Shippers could also face additional costs, including late fees, even if they are unable to drop off or collect containers.
“When there was industrial action at Melbourne’s Victoria International Container Terminal, shipping lines still charged container detention fees for the late return of containers despite the fact it was impossible to drop off or pick up containers from the terminal,” Zalai said.
DP World Australia spokesperson Shane Evans said, “Contingencies are in place to minimize customer impacts” of the potential strike, but he declined to comment further on either the strike action or ongoing contract negotiations with MUA.
The threat of industrial action has been brewing for about six weeks, ever since DP World Australia warned it would strip workers of income protection insurance under a proposed labor agreement that also includes a 2.6 percent pay increase.

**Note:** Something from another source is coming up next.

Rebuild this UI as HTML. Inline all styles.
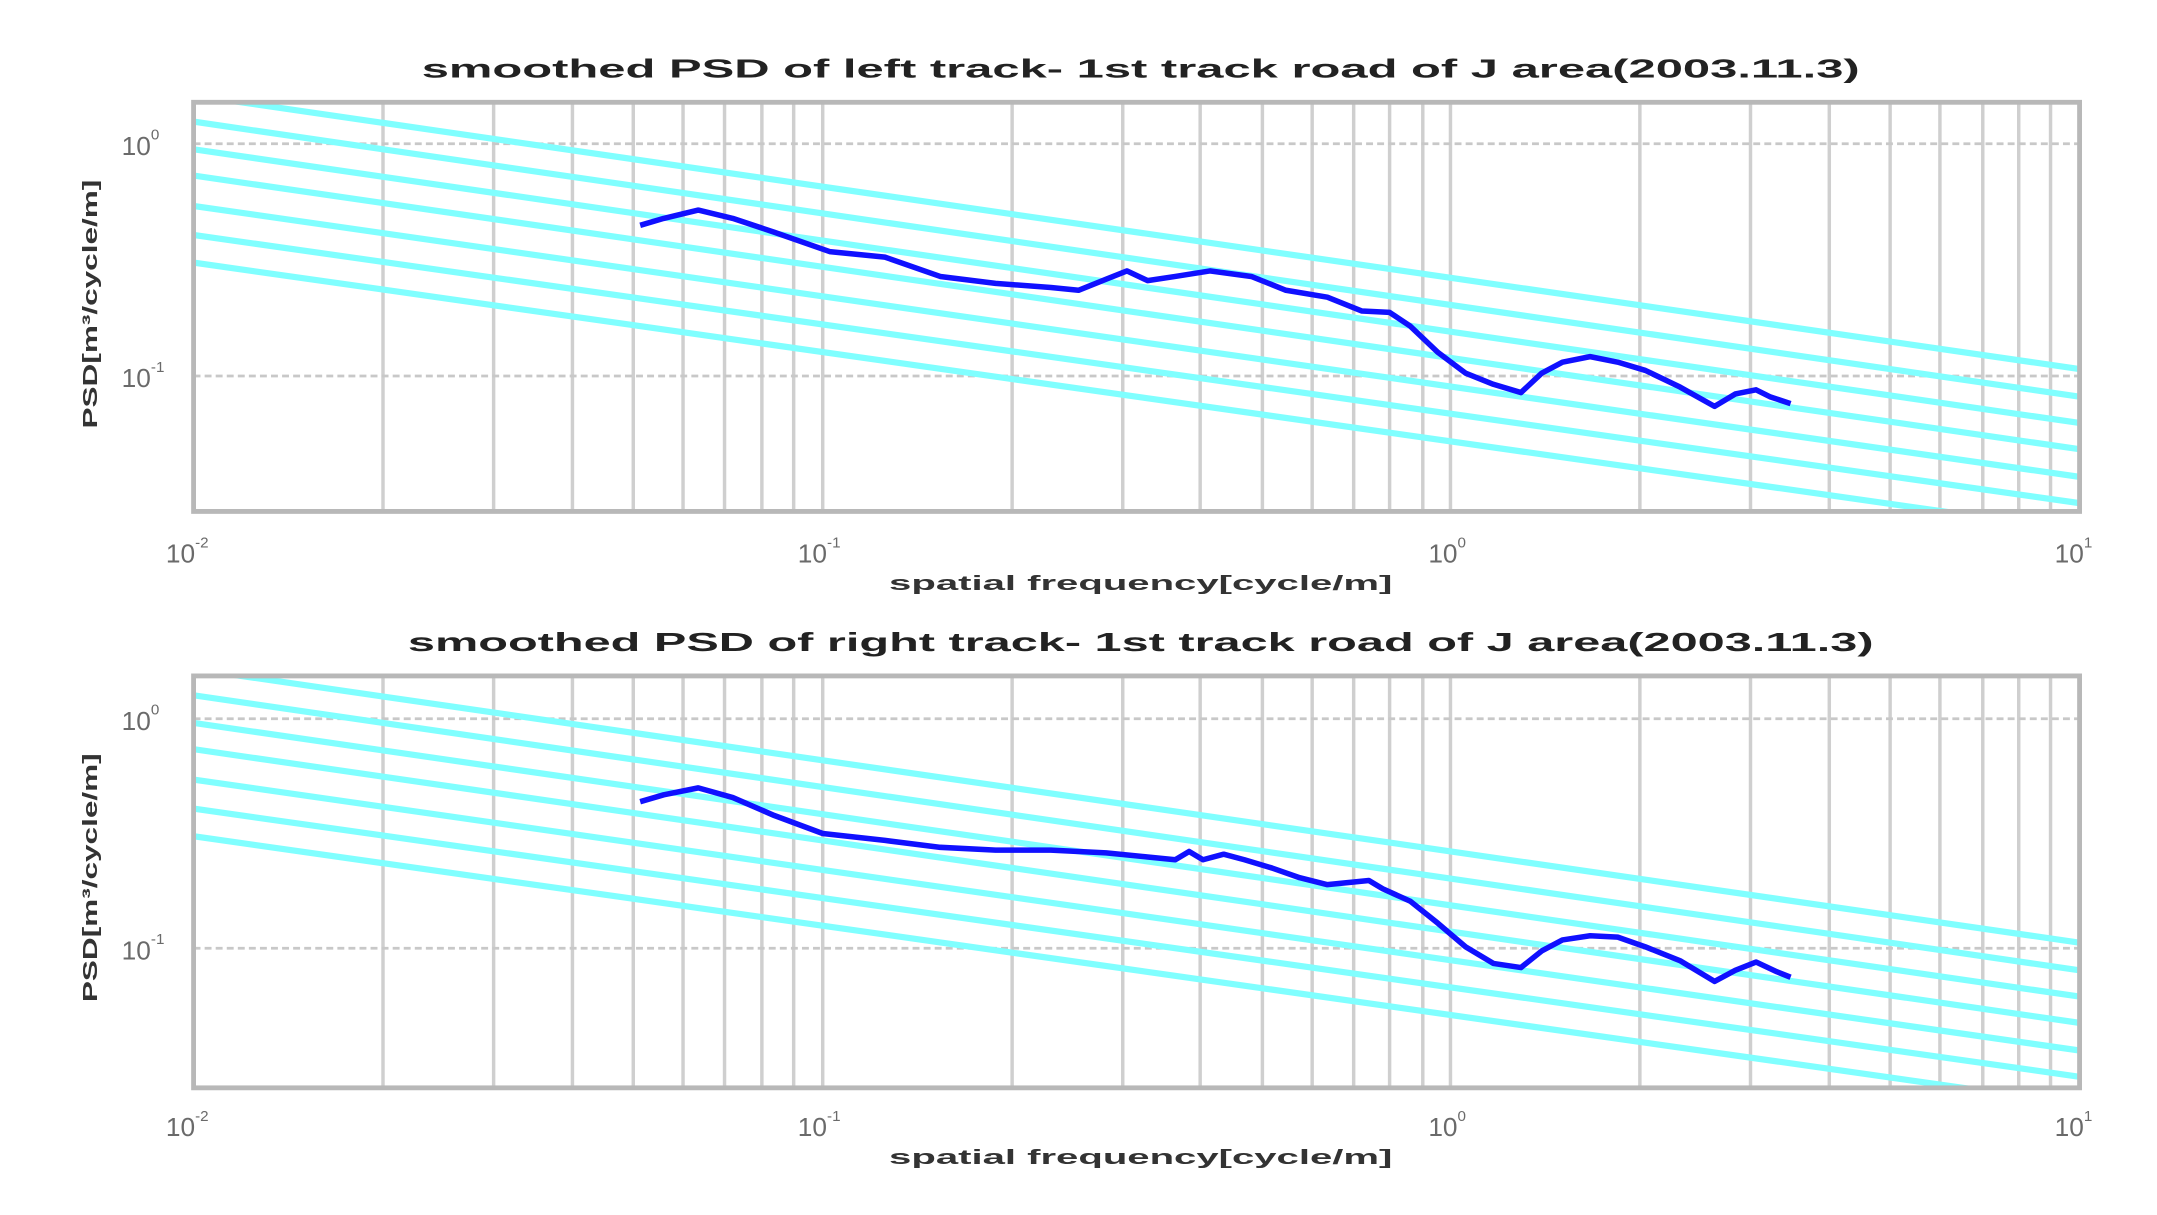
<!DOCTYPE html>
<html><head><meta charset="utf-8"><style>
html,body{margin:0;padding:0;background:#fff;}
svg{display:block;}
text{font-family:"Liberation Sans",sans-serif;}
</style></head><body>
<svg width="2157" height="1215" viewBox="0 0 1560 879" preserveAspectRatio="none" xmlns="http://www.w3.org/2000/svg">
<defs>
<clipPath id="c1"><rect x="140" y="74" width="1364" height="296"/></clipPath>
<clipPath id="c2"><rect x="140" y="489" width="1364" height="298"/></clipPath>
</defs>
<rect width="1560" height="879" fill="#fff"/>

<!-- PLOT 1 -->
<g>
<g stroke="#cfcfcf" stroke-width="2.5">
<line x1="277" y1="74" x2="277" y2="370"/><line x1="357" y1="74" x2="357" y2="370"/><line x1="414" y1="74" x2="414" y2="370"/><line x1="458" y1="74" x2="458" y2="370"/><line x1="494" y1="74" x2="494" y2="370"/><line x1="524" y1="74" x2="524" y2="370"/><line x1="551" y1="74" x2="551" y2="370"/><line x1="574" y1="74" x2="574" y2="370"/>
<line x1="595" y1="74" x2="595" y2="370"/>
<line x1="732" y1="74" x2="732" y2="370"/><line x1="812" y1="74" x2="812" y2="370"/><line x1="868" y1="74" x2="868" y2="370"/><line x1="913" y1="74" x2="913" y2="370"/><line x1="949" y1="74" x2="949" y2="370"/><line x1="979" y1="74" x2="979" y2="370"/><line x1="1005" y1="74" x2="1005" y2="370"/><line x1="1029" y1="74" x2="1029" y2="370"/>
<line x1="1049" y1="74" x2="1049" y2="370"/>
<line x1="1186" y1="74" x2="1186" y2="370"/><line x1="1266" y1="74" x2="1266" y2="370"/><line x1="1323" y1="74" x2="1323" y2="370"/><line x1="1367" y1="74" x2="1367" y2="370"/><line x1="1403" y1="74" x2="1403" y2="370"/><line x1="1434" y1="74" x2="1434" y2="370"/><line x1="1460" y1="74" x2="1460" y2="370"/><line x1="1483" y1="74" x2="1483" y2="370"/>
</g>
<g stroke="#c8c8c8" stroke-width="2" stroke-dasharray="5,3">
<line x1="140" y1="104" x2="1504" y2="104"/><line x1="140" y1="272" x2="1504" y2="272"/>
</g>
<g clip-path="url(#c1)" stroke="#80ffff" stroke-width="4.5">
<line x1="140" y1="69" x2="1504" y2="267"/>
<line x1="140" y1="88" x2="1504" y2="287"/>
<line x1="140" y1="108" x2="1504" y2="306"/>
<line x1="140" y1="127" x2="1504" y2="325"/>
<line x1="140" y1="149" x2="1504" y2="345"/>
<line x1="140" y1="170" x2="1504" y2="364"/>
<line x1="140" y1="190" x2="1504" y2="384"/>
</g>
<polyline fill="none" stroke="#1010ff" stroke-width="4" stroke-linejoin="round" points="463,163 480,158 505,152 530,158 560,168 600,182 640,186 680,200 720,205 760,208 780,210 800,202 815,196 830,203 850,200 875,196 905,200 930,210 960,215 985,225 1005,226 1020,236 1040,255 1060,270 1080,278 1100,284 1115,270 1130,262 1150,258 1170,262 1190,268 1215,280 1240,294 1255,285 1270,282 1280,287 1295,292"/>
<rect x="140" y="74" width="1364" height="296" fill="none" stroke="#b8b8b8" stroke-width="3.5"/>
</g>

<!-- PLOT 2 -->
<g>
<g stroke="#cfcfcf" stroke-width="2.5">
<line x1="277" y1="489" x2="277" y2="787"/><line x1="357" y1="489" x2="357" y2="787"/><line x1="414" y1="489" x2="414" y2="787"/><line x1="458" y1="489" x2="458" y2="787"/><line x1="494" y1="489" x2="494" y2="787"/><line x1="524" y1="489" x2="524" y2="787"/><line x1="551" y1="489" x2="551" y2="787"/><line x1="574" y1="489" x2="574" y2="787"/>
<line x1="595" y1="489" x2="595" y2="787"/>
<line x1="732" y1="489" x2="732" y2="787"/><line x1="812" y1="489" x2="812" y2="787"/><line x1="868" y1="489" x2="868" y2="787"/><line x1="913" y1="489" x2="913" y2="787"/><line x1="949" y1="489" x2="949" y2="787"/><line x1="979" y1="489" x2="979" y2="787"/><line x1="1005" y1="489" x2="1005" y2="787"/><line x1="1029" y1="489" x2="1029" y2="787"/>
<line x1="1049" y1="489" x2="1049" y2="787"/>
<line x1="1186" y1="489" x2="1186" y2="787"/><line x1="1266" y1="489" x2="1266" y2="787"/><line x1="1323" y1="489" x2="1323" y2="787"/><line x1="1367" y1="489" x2="1367" y2="787"/><line x1="1403" y1="489" x2="1403" y2="787"/><line x1="1434" y1="489" x2="1434" y2="787"/><line x1="1460" y1="489" x2="1460" y2="787"/><line x1="1483" y1="489" x2="1483" y2="787"/>
</g>
<g stroke="#c8c8c8" stroke-width="2" stroke-dasharray="5,3">
<line x1="140" y1="520" x2="1504" y2="520"/><line x1="140" y1="686" x2="1504" y2="686"/>
</g>
<g clip-path="url(#c2)" stroke="#80ffff" stroke-width="4.5">
<line x1="140" y1="484" x2="1504" y2="682"/>
<line x1="140" y1="503" x2="1504" y2="702"/>
<line x1="140" y1="523" x2="1504" y2="721"/>
<line x1="140" y1="542" x2="1504" y2="740"/>
<line x1="140" y1="564" x2="1504" y2="760"/>
<line x1="140" y1="585" x2="1504" y2="779"/>
<line x1="140" y1="605" x2="1504" y2="799"/>
</g>
<polyline fill="none" stroke="#1010ff" stroke-width="4" stroke-linejoin="round" points="463,580 480,575 505,570 530,577 560,590 595,603 640,608 680,613 720,615 760,615 800,617 830,620 850,622 860,616 870,622 885,618 900,622 920,628 940,635 960,640 980,638 990,637 1000,643 1020,652 1040,668 1060,685 1080,697 1100,700 1115,688 1130,680 1150,677 1170,678 1190,685 1215,695 1240,710 1255,702 1270,696 1285,703 1295,707"/>
<rect x="140" y="489" width="1364" height="298" fill="none" stroke="#b8b8b8" stroke-width="3.5"/>
</g>

<!-- Titles -->
<g font-weight="bold" fill="#222" font-size="19">
<text x="305" y="56" textLength="1040" lengthAdjust="spacingAndGlyphs">smoothed PSD of left track- 1st track road of J area(2003.11.3)</text>
<text x="295" y="471" textLength="1060" lengthAdjust="spacingAndGlyphs">smoothed PSD of right track- 1st track road of J area(2003.11.3)</text>
</g>
<g font-weight="bold" fill="#333" font-size="15">
<text x="643" y="427" textLength="364" lengthAdjust="spacingAndGlyphs">spatial frequency[cycle/m]</text>
<text x="643" y="842" textLength="364" lengthAdjust="spacingAndGlyphs">spatial frequency[cycle/m]</text>
<text transform="translate(70,310) rotate(-90)" textLength="180" lengthAdjust="spacingAndGlyphs">PSD[m³/cycle/m]</text>
<text transform="translate(70,725) rotate(-90)" textLength="180" lengthAdjust="spacingAndGlyphs">PSD[m³/cycle/m]</text>
</g>
<!-- tick labels -->
<g fill="#6a6a6a" font-size="19">
<text x="120" y="407">10<tspan font-size="11" dy="-11">-2</tspan></text>
<text x="577" y="407">10<tspan font-size="11" dy="-11">-1</tspan></text>
<text x="1033" y="407">10<tspan font-size="11" dy="-11">0</tspan></text>
<text x="1486" y="407">10<tspan font-size="11" dy="-11">1</tspan></text>
<text x="88" y="112">10<tspan font-size="11" dy="-11">0</tspan></text>
<text x="88" y="280">10<tspan font-size="11" dy="-11">-1</tspan></text>
<text x="120" y="822">10<tspan font-size="11" dy="-11">-2</tspan></text>
<text x="577" y="822">10<tspan font-size="11" dy="-11">-1</tspan></text>
<text x="1033" y="822">10<tspan font-size="11" dy="-11">0</tspan></text>
<text x="1486" y="822">10<tspan font-size="11" dy="-11">1</tspan></text>
<text x="88" y="528">10<tspan font-size="11" dy="-11">0</tspan></text>
<text x="88" y="694">10<tspan font-size="11" dy="-11">-1</tspan></text>
</g>
</svg>
</body></html>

“The brutal and immoral DP World decision to remove income protection from the workforce is an incredible act of disrespect and uncaring corporate muscle-flexing designed to pressure workers to accept a bargaining agreement that doesn’t deal with our concerns,” the union said at the time. “DPW's extraordinary corporate attack coincides with the company becoming majority-owned by multinational operator Dubai Ports World Dubai after Australia’s Future Fund sold its quarter share in the container terminal operator. It also follows the appointment of new chief executive Glen Hilton” in January.
Australia’s Fair Work Commission approved the union’s application to go ahead with industrial action in mid-February, but said the union must give DP World five days’ notice of any strike action.

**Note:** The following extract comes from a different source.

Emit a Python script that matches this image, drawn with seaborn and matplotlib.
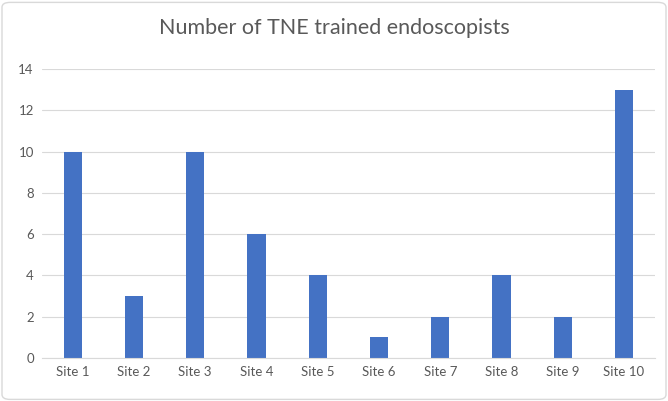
import matplotlib.pyplot as plt
import seaborn as sns
import pandas as pd
from matplotlib.patches import FancyBboxPatch

# ========== Data ========== #
sites = ["Site 1", "Site 2", "Site 3", "Site 4", "Site 5",
         "Site 6", "Site 7", "Site 8", "Site 9", "Site 10"]
endoscopists = [10, 3, 10, 6, 4, 1, 2, 4, 2, 13]

df = pd.DataFrame({"Site": sites, "Count": endoscopists})

sns.set_style("white")
plt.rcParams["font.family"] = ["Lato", "DejaVu Sans"]

text_grey = "#595959"

fig = plt.figure(figsize=(6.68, 4.01), dpi=100)
ax = fig.add_axes([0.063, 0.107, 0.917, 0.721])

sns.barplot(data=df, x="Site", y="Count", color="#4472C4", width=0.3,
            saturation=1, linewidth=0, ax=ax)

ax.set_ylim(0, 14)
ax.set_yticks(range(0, 15, 2))
ax.set_xlim(-0.5, len(sites) - 0.5)
ax.yaxis.grid(True, color="#D9D9D9", linewidth=0.8)
ax.set_axisbelow(True)
for side in ["top", "right", "left"]:
    ax.spines[side].set_visible(False)
ax.spines["bottom"].set_color("#D9D9D9")
ax.tick_params(axis="both", length=0, labelsize=9.5, colors=text_grey, pad=6)
ax.set_xlabel("")
ax.set_ylabel("")

fig.suptitle("Number of TNE trained endoscopists", x=0.5, y=0.955,
             fontsize=15.5, color=text_grey)

# chart border
border = FancyBboxPatch((0.003, 0.004), 0.994, 0.99,
                        boxstyle="round,pad=0,rounding_size=0.012",
                        transform=fig.transFigure, fill=False,
                        edgecolor="#D9D9D9", linewidth=1)
fig.patches.append(border)

fig.savefig("out.png", dpi=100)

Warren Smith, assistant national secretary for MUA, said the campaign will start with the introduction of a range of work bans and could escalate into a series of strikes that would see dockworkers picketing the terminals.

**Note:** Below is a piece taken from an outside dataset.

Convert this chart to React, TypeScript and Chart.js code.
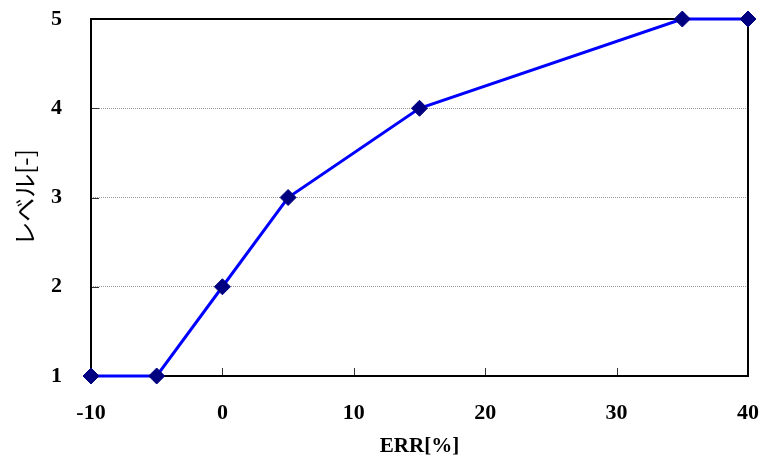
import React, { useEffect, useRef } from "react";
import { Chart, registerables } from "chart.js";

Chart.register(...registerables);

const xValues = [-10, -5, 0, 5, 15, 35, 40];
const levels = [1, 1, 2, 3, 4, 5, 5];
const xTicks = [-10, 0, 10, 20, 30, 40];
const yTicks = [1, 2, 3, 4, 5];
const xTitle = "ERR[%]";
const yTitle = "レベル[-]";

const serif = "'Liberation Serif', 'Times New Roman', serif";

const framePlugin = {
  id: "frame",
  beforeDatasetsDraw(chart: any) {
    const { ctx, chartArea, scales } = chart;
    const { left, right, top, bottom } = chartArea;
    ctx.save();
    ctx.strokeStyle = "#333";
    ctx.lineWidth = 1;
    ctx.beginPath();
    for (const v of xTicks) {
      const px = Math.round(scales.x.getPixelForValue(v)) + 0.5;
      ctx.moveTo(px, bottom);
      ctx.lineTo(px, bottom - 8);
    }
    for (const v of yTicks) {
      const py = Math.round(scales.y.getPixelForValue(v)) + 0.5;
      ctx.moveTo(left, py);
      ctx.lineTo(left + 8, py);
    }
    ctx.stroke();
    ctx.strokeStyle = "#000";
    ctx.lineWidth = 2;
    ctx.strokeRect(left, top, right - left, bottom - top);
    ctx.restore();
  },
};

export default function App() {
  const ref = useRef<HTMLCanvasElement | null>(null);
  useEffect(() => {
    if (!ref.current) return;
    const chart = new Chart(ref.current, {
      type: "scatter",
      data: {
        datasets: [
          {
            data: xValues.map((x, i) => ({ x, y: levels[i] })),
            showLine: true,
            borderColor: "#0000FF",
            borderWidth: 3,
            pointStyle: "rectRot",
            pointRadius: 8,
            pointBackgroundColor: "#000080",
            pointBorderColor: "#000080",
            pointBorderWidth: 1,
            tension: 0,
            clip: false as any,
          },
        ],
      },
      options: {
        animation: false,
        responsive: false,
        maintainAspectRatio: false,
        layout: { padding: { left: 0, top: 19, right: 14, bottom: 0 } },
        plugins: { legend: { display: false }, tooltip: { enabled: false } },
        scales: {
          x: {
            type: "linear",
            min: -10,
            max: 40,
            afterBuildTicks: (s: any) => {
              s.ticks = xTicks.map((v) => ({ value: v }));
            },
            afterFit: (s: any) => {
              s.height = 83;
              s.paddingLeft = 0;
              s.paddingRight = 0;
            },
            ticks: {
              color: "#000",
              font: { family: serif, size: 22, weight: "bold" },
              padding: 24,
              maxRotation: 0,
              callback: (v: any) => String(v),
            },
            grid: { display: false, drawTicks: false },
            border: { display: false },
            title: {
              display: true,
              text: xTitle,
              color: "#000",
              font: { family: serif, size: 21, weight: "bold" },
              padding: { top: 0, bottom: 0 },
            },
          },
          y: {
            type: "linear",
            min: 1,
            max: 5,
            afterBuildTicks: (s: any) => {
              s.ticks = yTicks.map((v) => ({ value: v }));
            },
            afterFit: (s: any) => {
              s.width = 91;
              s.paddingTop = 0;
              s.paddingBottom = 0;
            },
            ticks: {
              color: "#000",
              font: { family: serif, size: 22, weight: "bold" },
              padding: 29,
            },
            grid: {
              color: "#999",
              lineWidth: 1,
              drawTicks: false,
            },
            border: { display: false, dash: [1, 1] },
            title: {
              display: true,
              text: yTitle,
              color: "#000",
              font: { family: "'Noto Sans CJK JP', sans-serif", size: 24 },
              padding: { top: 10, bottom: 0 },
            },
          },
        },
      },
      plugins: [framePlugin],
    });
    return () => chart.destroy();
  }, []);
  return (
    <div style={{ position: "fixed", left: 0, top: 0, width: 762, height: 459, background: "#fff" }}>
      <canvas ref={ref} width={762} height={459} style={{ width: 762, height: 459, display: "block" }} />
    </div>
  );
}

The MUA-DP World conflict comes as the union is also involved in action against Hutchison Port Holdings at its terminals in Sydney and Brisbane over automation and outsourcing.
FTA’s Zalai noted it also comes at a difficult time for cargo owners, as imports have been surging but exports have tumbled amid a severe and sustained drought. “The industrial action also comes at a time when Australian trade has been [in] disarray following the introduction of biosecurity measures” by the Australian Department of Agriculture and Water Resources, he said.
“Adding salt to the wounds is the rapidly escalating and unregulated 'infrastructure surcharges' administered on entities transporting containers to and from terminals, which cascade down the supply chain, resulting in inflated costs to shippers. The introduction of terminal competition has resulted in cheaper rates for shipping lines,” Zalai told JOC.com, but he noted that no reduction has been received by shippers in terms of terminal handling charges. “Terminals are making up this difference with the introduction of an 'infrastructure surcharge' administered on transport operators who pass this cost (usually with an additional administration fee) down the supply chain with shipper absorbing increased costs. At minimum, we are now looking for regulation to control and monitor this cost."
Zalai said cargo owners in Australia "trust that DP World can come to terms with their workforce for a fair and quick resolution. Once they have that resolved, perhaps they could also come back to the table to negotiate fair charging regimes with industry.”